** EXERCISE BRIEF **
Return the listing below verbatim. Pictures do not belong in the copy.

** RECORDED DATA **

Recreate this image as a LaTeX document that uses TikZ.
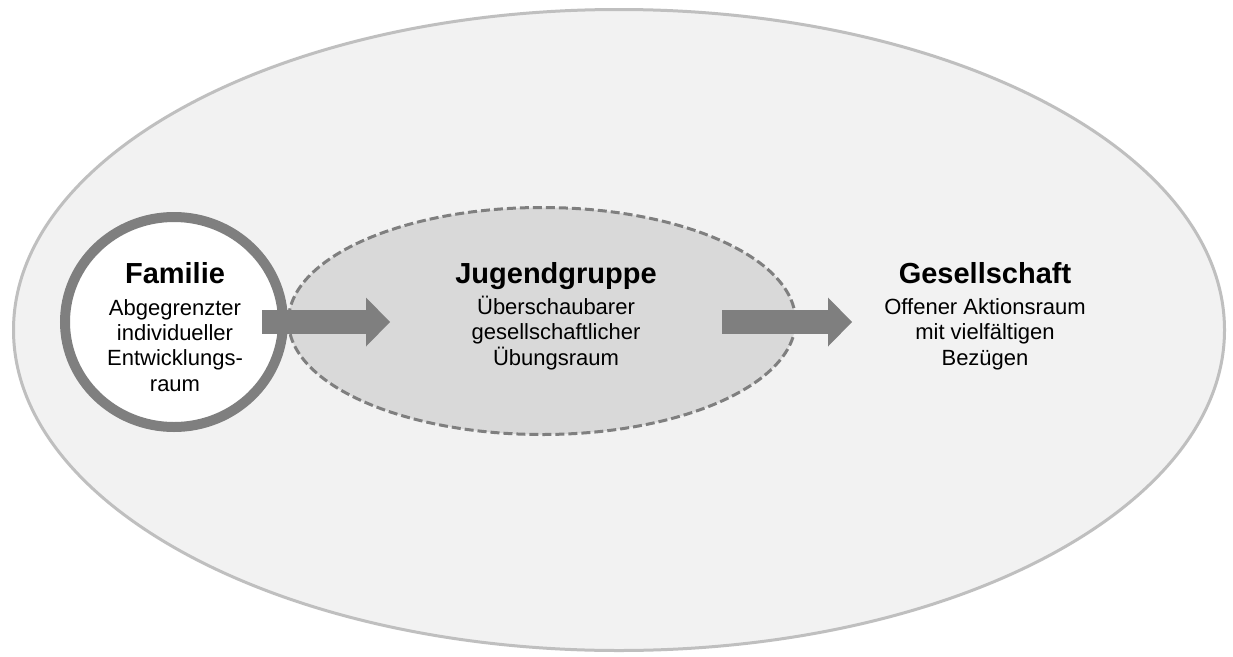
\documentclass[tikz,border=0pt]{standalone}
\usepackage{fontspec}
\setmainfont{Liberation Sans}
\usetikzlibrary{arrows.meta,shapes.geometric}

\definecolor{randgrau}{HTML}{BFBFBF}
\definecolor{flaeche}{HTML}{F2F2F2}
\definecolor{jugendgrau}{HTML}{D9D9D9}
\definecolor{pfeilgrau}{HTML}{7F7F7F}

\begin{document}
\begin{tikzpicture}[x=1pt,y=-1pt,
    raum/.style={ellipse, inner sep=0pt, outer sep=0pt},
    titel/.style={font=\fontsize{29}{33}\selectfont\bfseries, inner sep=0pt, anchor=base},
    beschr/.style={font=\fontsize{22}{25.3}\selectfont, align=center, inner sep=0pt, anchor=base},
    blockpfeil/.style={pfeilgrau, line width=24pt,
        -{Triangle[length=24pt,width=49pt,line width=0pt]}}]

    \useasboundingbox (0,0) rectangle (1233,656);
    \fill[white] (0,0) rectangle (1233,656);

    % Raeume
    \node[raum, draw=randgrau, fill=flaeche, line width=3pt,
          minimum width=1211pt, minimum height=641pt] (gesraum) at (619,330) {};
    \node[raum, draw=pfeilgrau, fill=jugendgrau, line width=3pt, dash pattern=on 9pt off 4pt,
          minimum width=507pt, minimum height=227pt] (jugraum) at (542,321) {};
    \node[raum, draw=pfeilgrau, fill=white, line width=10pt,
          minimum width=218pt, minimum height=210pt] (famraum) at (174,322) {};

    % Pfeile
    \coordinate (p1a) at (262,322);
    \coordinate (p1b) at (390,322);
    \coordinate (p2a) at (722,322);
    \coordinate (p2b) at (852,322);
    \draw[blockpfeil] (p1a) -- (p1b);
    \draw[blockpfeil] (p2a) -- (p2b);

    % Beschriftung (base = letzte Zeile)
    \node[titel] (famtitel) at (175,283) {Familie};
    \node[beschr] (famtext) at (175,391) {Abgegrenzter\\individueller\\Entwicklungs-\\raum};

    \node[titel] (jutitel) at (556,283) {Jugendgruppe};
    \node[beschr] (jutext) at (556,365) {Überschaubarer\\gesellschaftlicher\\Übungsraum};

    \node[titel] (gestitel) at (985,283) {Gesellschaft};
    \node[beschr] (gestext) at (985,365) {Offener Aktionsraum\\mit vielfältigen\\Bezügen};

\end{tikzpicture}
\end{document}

** SOLUTION BELOW **
Recreate this image as a LaTeX document that uses TikZ.
\documentclass[tikz,border=0pt]{standalone}
\usepackage{fontspec}
\setmainfont{Liberation Sans}
\usetikzlibrary{arrows.meta,shapes.geometric}

\definecolor{randgrau}{HTML}{BFBFBF}
\definecolor{flaeche}{HTML}{F2F2F2}
\definecolor{jugendgrau}{HTML}{D9D9D9}
\definecolor{pfeilgrau}{HTML}{7F7F7F}

\begin{document}
\begin{tikzpicture}[x=1pt,y=-1pt,
    raum/.style={ellipse, inner sep=0pt, outer sep=0pt},
    titel/.style={font=\fontsize{29}{33}\selectfont\bfseries, inner sep=0pt, anchor=base},
    beschr/.style={font=\fontsize{22}{25.3}\selectfont, align=center, inner sep=0pt, anchor=base},
    blockpfeil/.style={pfeilgrau, line width=24pt,
        -{Triangle[length=24pt,width=49pt,line width=0pt]}}]

    \useasboundingbox (0,0) rectangle (1233,656);
    \fill[white] (0,0) rectangle (1233,656);

    % Raeume
    \node[raum, draw=randgrau, fill=flaeche, line width=3pt,
          minimum width=1211pt, minimum height=641pt] (gesraum) at (619,330) {};
    \node[raum, draw=pfeilgrau, fill=jugendgrau, line width=3pt, dash pattern=on 9pt off 4pt,
          minimum width=507pt, minimum height=227pt] (jugraum) at (542,321) {};
    \node[raum, draw=pfeilgrau, fill=white, line width=10pt,
          minimum width=218pt, minimum height=210pt] (famraum) at (174,322) {};

    % Pfeile
    \coordinate (p1a) at (262,322);
    \coordinate (p1b) at (390,322);
    \coordinate (p2a) at (722,322);
    \coordinate (p2b) at (852,322);
    \draw[blockpfeil] (p1a) -- (p1b);
    \draw[blockpfeil] (p2a) -- (p2b);

    % Beschriftung (base = letzte Zeile)
    \node[titel] (famtitel) at (175,283) {Familie};
    \node[beschr] (famtext) at (175,391) {Abgegrenzter\\individueller\\Entwicklungs-\\raum};

    \node[titel] (jutitel) at (556,283) {Jugendgruppe};
    \node[beschr] (jutext) at (556,365) {Überschaubarer\\gesellschaftlicher\\Übungsraum};

    \node[titel] (gestitel) at (985,283) {Gesellschaft};
    \node[beschr] (gestext) at (985,365) {Offener Aktionsraum\\mit vielfältigen\\Bezügen};

\end{tikzpicture}
\end{document}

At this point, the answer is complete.